BRITAIN'S NEW prime minister, John Major, is his Conservative Party's answer to a delicate question. The Conservatives (or most of them, at any rate) continue to cherish many of Margaret Thatcher's ideas, but they knew that she herself had become deeply unpopular. Prime minister since 1979, like many people long in power she had become increasingly peremptory, remote and dictatorial. With her in office, the party was clearly going to lose the next election. The solution has been to replace Mrs. Thatcher with her choice and protege, Mr. Major. So far the operation has been a success. The opposition Labor Party's long lead in the polls has already evaporated.

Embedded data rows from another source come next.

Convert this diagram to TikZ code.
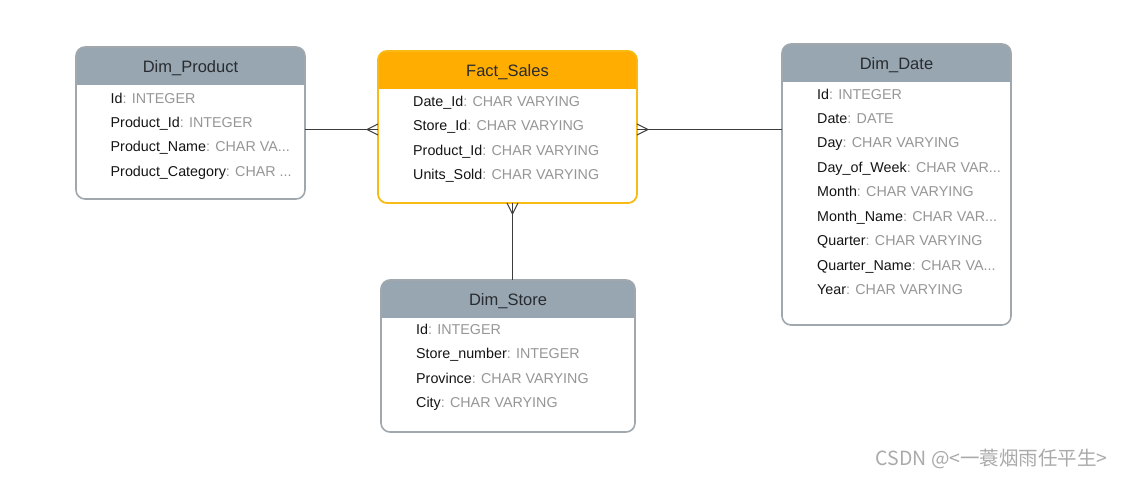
\documentclass[tikz,border=0pt]{standalone}
\usepackage{fontspec}
\setmainfont{Liberation Sans}
\newfontfamily\cjkfont{Noto Sans CJK SC}
\definecolor{hdrgray}{RGB}{152,166,177}
\definecolor{bordergray}{RGB}{160,168,174}
\definecolor{hdrorange}{RGB}{255,173,0}
\definecolor{borderorange}{RGB}{248,186,20}
\definecolor{typegray}{RGB}{150,150,150}
\definecolor{titletext}{RGB}{40,44,48}
\definecolor{rowtext}{RGB}{20,20,20}
\definecolor{conncol}{RGB}{60,60,60}
\definecolor{wmgray}{RGB}{170,170,170}
\tikzset{
  tbl/.style={rectangle, inner sep=0pt, outer sep=0pt},
  tblborder/.style={draw=bordergray, line width=1.6pt, rounded corners=9pt},
  factborder/.style={draw=borderorange, line width=1.8pt, rounded corners=9pt},
  ttl/.style={font=\fontsize{16.5}{19}\selectfont, text=titletext, inner sep=0pt, text height=11.8pt, text depth=0pt},
  row/.style={font=\fontsize{14.3}{16}\selectfont, text=rowtext, anchor=west, inner sep=0pt, text height=10.2pt, text depth=0pt},
  conn/.style={draw=conncol, line width=1pt},
}
\newcommand{\ty}[1]{\textcolor{typegray}{#1}}
\begin{document}
\begin{tikzpicture}[x=1pt,y=-1pt]
\useasboundingbox[fill=white] (0,0) rectangle (1123,477);

% ---------- Dim_Product ----------
\node[tbl, minimum width=229pt, minimum height=152pt] (prod) at (190.5,123) {};
\begin{scope}
\clip[rounded corners=9pt] (prod.south west) rectangle (prod.north east);
\fill[hdrgray] (prod.north west) rectangle ([yshift=-38pt]prod.north east);
\end{scope}
\draw[tblborder] (prod.south west) rectangle (prod.north east);
\node[ttl] (prodT) at (190.5,67) {Dim\_Product};
\node[row] (p1) at (110.5,98) {Id\ty{: INTEGER}};
\node[row] (p2) at (110.5,122) {Product\_Id\ty{: INTEGER}};
\node[row] (p3) at (110.5,146.5) {Product\_Name\ty{: CHAR VA...}};
\node[row] (p4) at (110.5,171) {Product\_Category\ty{: CHAR ...}};

% ---------- Fact_Sales ----------
\node[tbl, minimum width=259pt, minimum height=152pt] (fact) at (507.5,127) {};
\begin{scope}
\clip[rounded corners=9pt] (fact.south west) rectangle (fact.north east);
\fill[hdrorange] (fact.north west) rectangle ([yshift=-38pt]fact.north east);
\end{scope}
\draw[factborder] (fact.south west) rectangle (fact.north east);
\node[ttl] (factT) at (507.5,71) {Fact\_Sales};
\node[row] (f1) at (413,101) {Date\_Id\ty{: CHAR VARYING}};
\node[row] (f2) at (413,125.5) {Store\_Id\ty{: CHAR VARYING}};
\node[row] (f3) at (413,150) {Product\_Id\ty{: CHAR VARYING}};
\node[row] (f4) at (413,174) {Units\_Sold\ty{: CHAR VARYING}};

% ---------- Dim_Date ----------
\node[tbl, minimum width=229pt, minimum height=281pt] (date) at (896.5,184.5) {};
\begin{scope}
\clip[rounded corners=9pt] (date.south west) rectangle (date.north east);
\fill[hdrgray] (date.north west) rectangle ([yshift=-38pt]date.north east);
\end{scope}
\draw[tblborder] (date.south west) rectangle (date.north east);
\node[ttl] (dateT) at (896.5,64) {Dim\_Date};
\node[row] (d1) at (817,94) {Id\ty{: INTEGER}};
\node[row] (d2) at (817,118.5) {Date\ty{: DATE}};
\node[row] (d3) at (817,142.5) {Day\ty{: CHAR VARYING}};
\node[row] (d4) at (817,167) {Day\_of\_Week\ty{: CHAR VAR...}};
\node[row] (d5) at (817,191.5) {Month\ty{: CHAR VARYING}};
\node[row] (d6) at (817,216) {Month\_Name\ty{: CHAR VAR...}};
\node[row] (d7) at (817,240.5) {Quarter\ty{: CHAR VARYING}};
\node[row] (d8) at (817,265) {Quarter\_Name\ty{: CHAR VA...}};
\node[row] (d9) at (817,289.5) {Year\ty{: CHAR VARYING}};

% ---------- Dim_Store ----------
\node[tbl, minimum width=254pt, minimum height=152pt] (store) at (508,356) {};
\begin{scope}
\clip[rounded corners=9pt] (store.south west) rectangle (store.north east);
\fill[hdrgray] (store.north west) rectangle ([yshift=-38pt]store.north east);
\end{scope}
\draw[tblborder] (store.south west) rectangle (store.north east);
\node[ttl] (storeT) at (508,299.5) {Dim\_Store};
\node[row] (s1) at (416,329) {Id\ty{: INTEGER}};
\node[row] (s2) at (416,353.5) {Store\_number\ty{: INTEGER}};
\node[row] (s3) at (416,378) {Province\ty{: CHAR VARYING}};
\node[row] (s4) at (416,402.5) {City\ty{: CHAR VARYING}};

% ---------- Connectors ----------
\coordinate (pe) at (prod.east |- 0,129.5);
\coordinate (fw) at (fact.west |- 0,129.5);
\coordinate (fe) at (fact.east |- 0,129.5);
\coordinate (dw) at (date.west |- 0,129.5);
\coordinate (fs) at (fact.south -| 512.5,0);
\coordinate (sn) at (store.north -| 512.5,0);
\draw[conn] (pe) -- (fw);
\draw[conn] ([yshift=5.5pt]fw) -- ([xshift=-11pt]fw) -- ([yshift=-5.5pt]fw);
\draw[conn] (fe) -- (dw);
\draw[conn] ([yshift=5.5pt]fe) -- ([xshift=11pt]fe) -- ([yshift=-5.5pt]fe);
\draw[conn] (fs) -- (sn);
\draw[conn] ([xshift=-5.5pt]fs) -- ([yshift=-11pt]fs) -- ([xshift=5.5pt]fs);

% ---------- Watermark ----------
\node[anchor=east, inner sep=0pt, text=wmgray, font=\cjkfont\fontsize{19.5}{21}\selectfont] (wm) at (1108,459) {CSDN @<一蓑烟雨任平生>};
\end{tikzpicture}
\end{document}
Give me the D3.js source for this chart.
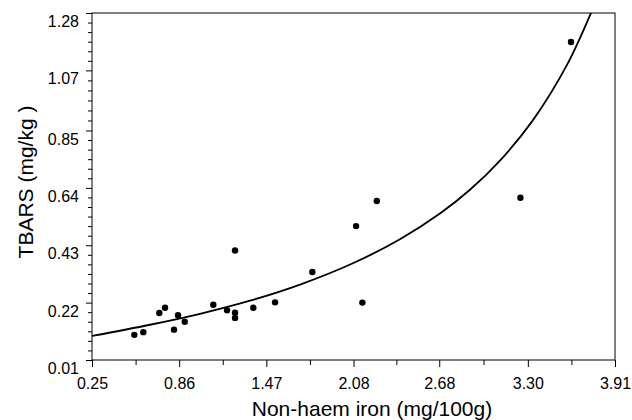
<!DOCTYPE html>
<html>
<head>
<meta charset="utf-8">
<script src="https://cdn.jsdelivr.net/npm/d3@7"></script>
<style>
  body { margin: 0; background: #fff; }
  svg text { font-family: "Liberation Sans", Arial, sans-serif; fill: #000; }
</style>
</head>
<body>
<svg id="chart" width="632" height="420"></svg>
<script>
// measured points: non-haem iron (mg/100g) vs TBARS (mg/kg)
const ironVals  = [0.546, 0.609, 0.721, 0.761, 0.824, 0.852, 0.899, 1.099, 1.195, 1.251,
                   1.251, 1.251, 1.379, 1.531, 1.792, 2.098, 2.142, 2.243, 3.248, 3.602];
const tbarsVals = [0.102, 0.112, 0.182, 0.201, 0.121, 0.174, 0.150, 0.212, 0.192, 0.183,
                   0.164, 0.411, 0.201, 0.221, 0.332, 0.500, 0.220, 0.592, 0.604, 1.174];

// fitted curve
const fitX = [0.25, 0.656, 1.006, 1.356, 1.706, 2.076, 2.405, 2.685, 2.895, 3.105, 3.336, 3.574, 3.749];
const fitY = [0.098, 0.139, 0.179, 0.227, 0.286, 0.364, 0.452, 0.546, 0.633, 0.740, 0.888, 1.090, 1.289];

const xTicks = [0.25, 0.86, 1.47, 2.08, 2.68, 3.30, 3.91];
const yTicks = [0.01, 0.22, 0.43, 0.64, 0.85, 1.07, 1.28];

const plotLeft = 92, plotRight = 615, plotTop = 13, plotBottom = 360;

const svg = d3.select("#chart");

const xScale = d3.scaleLinear().domain([0.25, 3.91]).range([plotLeft, plotRight]);
const yScale = d3.scaleLinear().domain([0.01, 1.28]).range([plotBottom, plotTop]);

// minor ticks: one between x majors, five between y majors
const xMinor = [];
for (let i = 0; i < xTicks.length - 1; i++) xMinor.push((xTicks[i] + xTicks[i + 1]) / 2);
const yMinor = [];
for (let i = 0; i < yTicks.length - 1; i++) {
    for (let k = 1; k < 6; k++) yMinor.push(yTicks[i] + (yTicks[i + 1] - yTicks[i]) * k / 6);
}

// frame
svg.append("rect")
    .attr("x", plotLeft).attr("y", plotTop)
    .attr("width", plotRight - plotLeft).attr("height", plotBottom - plotTop)
    .attr("fill", "none").attr("stroke", "#000").attr("stroke-width", 1);

// x axis
let xAxis = d3.axisBottom(xScale).tickValues(xTicks).tickSize(7).tickPadding(16)
                .tickFormat(d3.format(".2f"));
let gx = svg.append("g").attr("transform", "translate(0," + plotBottom + ")").call(xAxis);
gx.select(".domain").remove();
gx.selectAll("text").attr("font-size", 16).attr("dy", 0).attr("y", 29)
    .attr("font-family", "Liberation Sans, Arial, sans-serif");
gx.selectAll("line").attr("stroke", "#000");
svg.append("g").attr("transform", "translate(0," + plotBottom + ")")
    .call(d3.axisBottom(xScale).tickValues(xMinor).tickSize(5).tickFormat(""))
    .call(g => g.select(".domain").remove())
    .selectAll("line").attr("stroke", "#000");

// y axis
let yAxis = d3.axisLeft(yScale).tickValues(yTicks).tickSize(6).tickPadding(7)
                .tickFormat(d3.format(".2f"));
let gy = svg.append("g").attr("transform", "translate(" + plotLeft + ",0)").call(yAxis);
gy.select(".domain").remove();
gy.selectAll("text").attr("font-size", 16).attr("dy", "0.35em").attr("y", 8)
    .attr("font-family", "Liberation Sans, Arial, sans-serif");
gy.selectAll("line").attr("stroke", "#000");
svg.append("g").attr("transform", "translate(" + plotLeft + ",0)")
    .call(d3.axisLeft(yScale).tickValues(yMinor).tickSize(4).tickFormat(""))
    .call(g => g.select(".domain").remove())
    .selectAll("line").attr("stroke", "#000");

// axis titles
svg.append("text")
    .attr("x", 372).attr("y", 416)
    .attr("text-anchor", "middle").attr("font-size", 21)
    .text("Non-haem iron (mg/100g)");
svg.append("text")
    .attr("transform", "translate(33,182) rotate(-90)")
    .attr("text-anchor", "middle").attr("font-size", 21)
    .text("TBARS (mg/kg )");

// clip for the curve
svg.append("clipPath").attr("id", "plot-clip")
    .append("rect").attr("x", plotLeft).attr("y", plotTop)
    .attr("width", plotRight - plotLeft).attr("height", plotBottom - plotTop);

const fitLine = d3.line()
    .x((d, i) => xScale(fitX[i]))
    .y((d, i) => yScale(fitY[i]))
    .curve(d3.curveCatmullRom);

svg.append("path")
    .attr("clip-path", "url(#plot-clip)")
    .attr("d", fitLine(fitX))
    .attr("fill", "none")
    .attr("stroke", "#000")
    .attr("stroke-width", 1.8);

svg.append("g").selectAll("circle")
    .data(ironVals)
    .enter().append("circle")
        .attr("cx", (d) => xScale(d))
        .attr("cy", (d, i) => yScale(tbarsVals[i]))
        .attr("r", 3.2)
        .attr("fill", "#000");
</script>
</body>
</html>
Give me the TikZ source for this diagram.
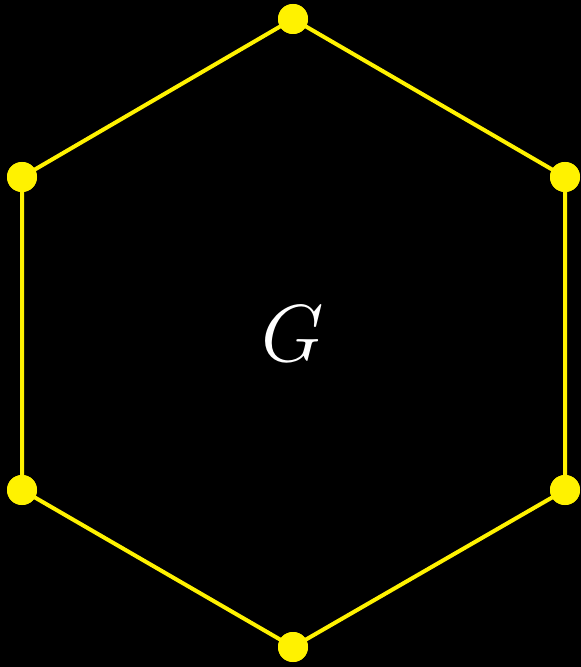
\documentclass[tikz,border=0pt]{standalone}
\usepackage{tikz}

\begin{document}
\begin{tikzpicture}[x=0.5pt,y=-0.5pt,
  vertex/.style={circle, fill=yellow, inner sep=0pt, minimum size=15pt},
  edge/.style={yellow, line width=2pt}]
\fill[black] (0,0) rectangle (581,667);
\useasboundingbox (0,0) rectangle (581,667);
\node[vertex] (top) at (293,19) {};
\node[vertex] (ul) at (22,177) {};
\node[vertex] (ur) at (565,177) {};
\node[vertex] (ll) at (22,490) {};
\node[vertex] (lr) at (565,490) {};
\node[vertex] (bot) at (293,647) {};
\draw[edge] (top.center) -- (ur.center) -- (lr.center) -- (bot.center) -- (ll.center) -- (ul.center) -- cycle;
\foreach \v in {top,ul,ur,ll,lr,bot}
  \node[vertex] at (\v) {};
\node[white, font=\huge] (label) at (293,334) {\scalebox{1.95}{$G$}};
\end{tikzpicture}
\end{document}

Mr. Major is a highly interesting figure -- less for his ideas, which are not yet fully known, than for his background and what it represents. One of Mrs. Thatcher's most remarkable achievements was to shift the balance in the Conservative Party sharply in favor of the rising middle class. Early in her tenure she ran an explicit campaign against a large category of eminent Conservatives, well-born and well-heeled, whom she considered intellectually lazy and much too inclined to go with the prevailing flow -- the "wets," as she and her followers derided them. A grocer's daughter who had made her way through Oxford, she knew a lot about the snobberies of British life by the time she became head of the party and had many scores to settle.
Mr. Major, a high school dropout who is the son of a circus performer, personifies a certain attitude toward inherited social class. He is interesting for another reason as well, his age. At 47, he will be the first prime minister in nearly 80 years to have no memory of either of the great wars in which his country was fighting for its life. World War II, with the incessant bombing of the cities, was the common experience that bound together the last generation of the British people, producing the powerful sense of community and the hunger for security that created the welfare state. But to most voters today the war is remote history, and it's now the very different tensions of a peaceful but highly competitive Europe that are changing British politics.
The Conservatives' opposition is in trouble. The traditional left, like the militant labor unions, is in decline because the industrial working class is shrinking. The future majorities lie in the various gradations of the middle classes -- but a party like the pre-Thatcher Conservatives, led by an established upper class, was not well equipped to capture them. Deep social change brought Mrs. Thatcher to power, and in choosing her successor she has tried to see to it that there will be no backsliding in her party.